What set Graham apart was his presence. And his delivery. He was tall, handsome, and commanding. His voice boomed at a lightning clip. Wacker says that stenographers clocked his preaching at 240 words a minute.

“He did that deliberately because he thought that successful newscasters spoke very very rapidly. He was animated. He paced the platform and one account he often paced a full mile in the course of the sermon. And then the gestures. A flurry of gestures with his fists, hitting into the plumb of his hand, fingers stabbing outward, the crouching of the knees.” One reporter even wrote that he had the energy of a coiled panther.

His sermons were also peppered with appearances from figures — sure to play well in glitzy L.A. Radio personalities, actresses and athletes appeared to testify to the power of Graham’s message. And this was also conscious, says Wacker. “The word of the satisfied customer to put it in marketing terms. And he understood that this was more powerful than technical theological apologetic.”

All this gave the press yet another story to tell. Newspapers across the country, and around the world, were fascinated by the fascination with Graham.

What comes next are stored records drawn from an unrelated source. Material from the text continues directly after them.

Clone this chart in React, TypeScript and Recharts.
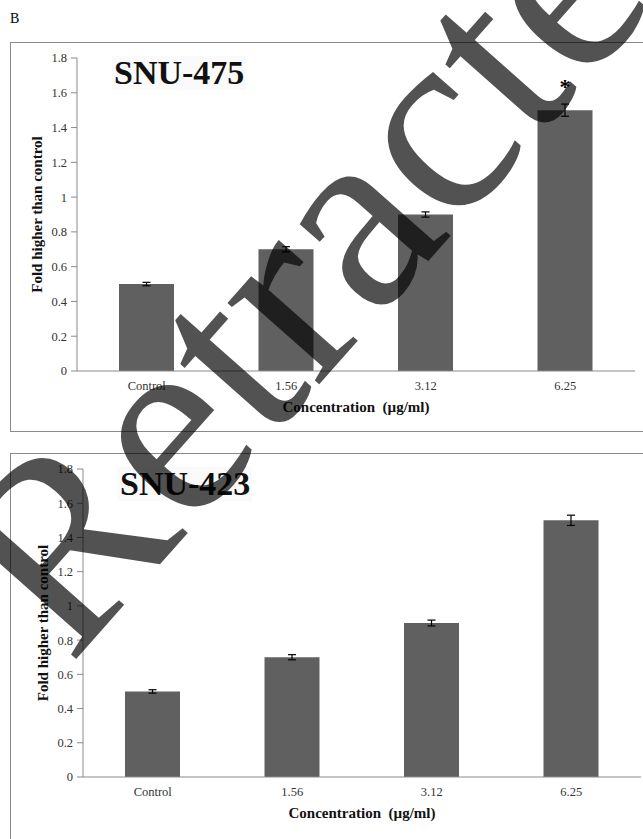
import { BarChart, Bar, XAxis, YAxis, ErrorBar, LabelList } from 'recharts'

// x categories (concentration, µg/ml)
const categories = ['Control', '1.56', '3.12', '6.25']

// SNU-475 panel
const snu475Values = [0.5, 0.7, 0.9, 1.5]
const snu475Errors = [0.01, 0.015, 0.015, 0.035]
const snu475Marks = ['', '', '', '*']

// SNU-423 panel
const snu423Values = [0.5, 0.7, 0.9, 1.5]
const snu423Errors = [0.01, 0.015, 0.017, 0.03]
const snu423Marks = ['', '', '', '']

const yTicks = [0, 0.2, 0.4, 0.6, 0.8, 1, 1.2, 1.4, 1.6, 1.8]
const boundaryTicks = [0, 1, 2, 3, 4]

const SERIF = 'Liberation Serif, Times New Roman, serif'
const BAR = '#606060'
const AXIS = '#8a8a8a'

interface PanelProps {
  title: string
  values: number[]
  errors: number[]
  marks: string[]
  top: number
  height: number
  margin: { top: number; left: number; right: number; bottom: number }
}

function Panel({ title, values, errors, marks, top, height, margin }: PanelProps) {
  const data = categories.map((name, i) => ({
    name,
    value: values[i],
    err: errors[i],
    mark: marks[i],
  }))

  return (
    <div style={{ position: 'absolute', left: 0, top, width: 643, height, fontFamily: SERIF }}>
      <BarChart width={643} height={height} data={data} margin={margin}>
        {/* boundary tick marks between categories */}
        <XAxis
          xAxisId="edges"
          type="number"
          domain={[0, 4]}
          ticks={boundaryTicks}
          tick={false}
          axisLine={false}
          tickLine={{ stroke: AXIS }}
          tickSize={6}
          height={0}
          allowDataOverflow
        />
        <XAxis
          xAxisId="cat"
          dataKey="name"
          axisLine={{ stroke: AXIS }}
          tickLine={false}
          tickSize={0}
          tickMargin={10}
          height={30}
          tick={{ fill: '#333', fontSize: 12.5, fontFamily: SERIF }}
          label={{
            value: 'Concentration\u00a0\u00a0(\u00b5g/ml)',
            position: 'bottom',
            offset: 0,
            style: { fill: '#111', fontSize: 15, fontWeight: 'bold', fontFamily: SERIF },
          }}
        />
        <YAxis
          domain={[0, 1.8]}
          ticks={yTicks}
          width={40}
          axisLine={{ stroke: AXIS }}
          tickLine={{ stroke: AXIS }}
          tickSize={6}
          tickMargin={4}
          interval={0}
          tick={{ fill: '#333', fontSize: 12.5, fontFamily: SERIF }}
          label={{
            content: ({ viewBox }: any) => {
              const cx = viewBox.x
              const cy = viewBox.y + viewBox.height / 2
              return (
                <text
                  x={cx}
                  y={cy}
                  transform={`rotate(-90, ${cx}, ${cy})`}
                  textAnchor="middle"
                  dominantBaseline="central"
                  fontFamily={SERIF}
                  fontSize={15}
                  fontWeight="bold"
                  fill="#111"
                >
                  Fold higher than control
                </text>
              )
            },
          }}
        />
        <Bar
          xAxisId="cat"
          dataKey="value"
          fill={BAR}
          barSize={55}
          isAnimationActive={false}
        >
          <ErrorBar dataKey="err" width={4} stroke="#000" strokeWidth={1.2} />
          <LabelList
            dataKey="mark"
            position="top"
            offset={16}
            style={{ fill: '#000', fontSize: 22, fontWeight: 'bold', fontFamily: SERIF }}
          />
        </Bar>
      </BarChart>
      <div
        style={{
          position: 'absolute',
          left: margin.left + 75,
          top: margin.top - 2,
          fontFamily: SERIF,
          fontWeight: 'bold',
          fontSize: 34,
          lineHeight: '34px',
          color: '#111',
          background: 'rgba(240,240,240,0.3)',
          padding: '0 2px',
        }}
      >
        {title}
      </div>
    </div>
  )
}

export default function App() {
  return (
    <div
      style={{
        position: 'absolute',
        left: 0,
        top: 0,
        width: 643,
        height: 839,
        overflow: 'hidden',
        background: '#fff',
      }}
    >
      <div style={{ position: 'absolute', left: 10, top: 11, fontFamily: SERIF, fontSize: 14 }}>B</div>

      {/* panel frames */}
      <div
        style={{
          position: 'absolute',
          left: 10,
          top: 42,
          width: 660,
          height: 388,
          border: `1px solid ${AXIS}`,
        }}
      />
      <div
        style={{
          position: 'absolute',
          left: 10,
          top: 453,
          width: 660,
          height: 420,
          border: `1px solid ${AXIS}`,
        }}
      />

      <Panel
        title="SNU-475"
        values={snu475Values}
        errors={snu475Errors}
        marks={snu475Marks}
        top={0}
        height={440}
        margin={{ top: 58, left: 37, right: 8, bottom: 39 }}
      />
      <Panel
        title="SNU-423"
        values={snu423Values}
        errors={snu423Errors}
        marks={snu423Marks}
        top={440}
        height={399}
        margin={{ top: 29, left: 43, right: 2, bottom: 32 }}
      />

      {/* retraction watermark */}
      <svg
        width={643}
        height={839}
        style={{ position: 'absolute', left: 0, top: 0, pointerEvents: 'none' }}
      >
        <text
          x={70}
          y={666}
          transform="rotate(-48.5, 70, 666)"
          fontFamily={SERIF}
          fontSize={267}
          fill="#000"
          fillOpacity={0.68}
        >
          Retracted
        </text>
      </svg>
    </div>
  )
}
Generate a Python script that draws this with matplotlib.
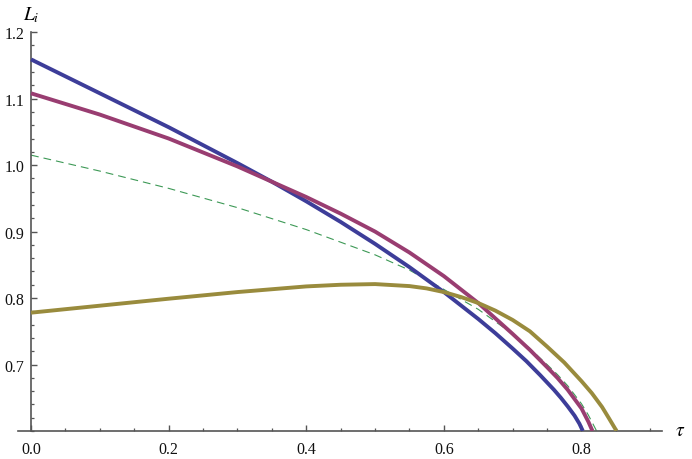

The revival was originally slotted for a three-week run, but it lasted for two months. By the end of November 1949, Graham was an international commodity.

This story of Billy Graham’s lightning fame at the hands of William Randolph Hearst has become something of a legend. It’s been told time and again in Graham’s circles. But to Wacker it does leave one thing unanswered.

“So the question is why? Why did Hearst give him this attention? Hearst was not known to be a particularly religious man and he was not known to be an evangelical figure like Graham.” The truth, he says, is that no one really knows why Hearst turned his attention to Billy Graham.

But nothing in American history happens in a vacuum. Wacker thinks all the attention was actually a response to bigger, international forces.

“Two days before the revival started, the Soviets had successfully exploded an atomic bomb and Harry Truman announced this. And by all accounts people were frightened to know that this nation possessed nuclear weapons and could inflict terrible damage upon Americans.”

About a week later, communists, led by Mao Zedong, toppled the Chinese government. These were both themes that Graham pounded in his eight week revival.

In sermon titled, “What’s Wrong with the World?” he shouted about weapons the Soviets were developing and their shadowy networks. “We’re told today about death rays as far as the light can penetrate it will burn everything under the penetrating ray of that light. And we’re told that there are more subversive forces in Los Angeles than any city in America. Your own mayor told me that just the other day in his office. And I’ll tell you, if there was ever an hour that Los Angeles needs to come to its knees before God it’s the crisis now in which we live in.”

Hearst was a smart newsman. He no doubt recognized the value of a really good story. A story about frightening times, the individual sitting in that tent, and of course, God.

It’s a story that has always been a part of Billy Graham’s sermons. But Los Angeles 1949 was a moment where that story was particularly compelling.

And Graham was talented enough to ride that wave.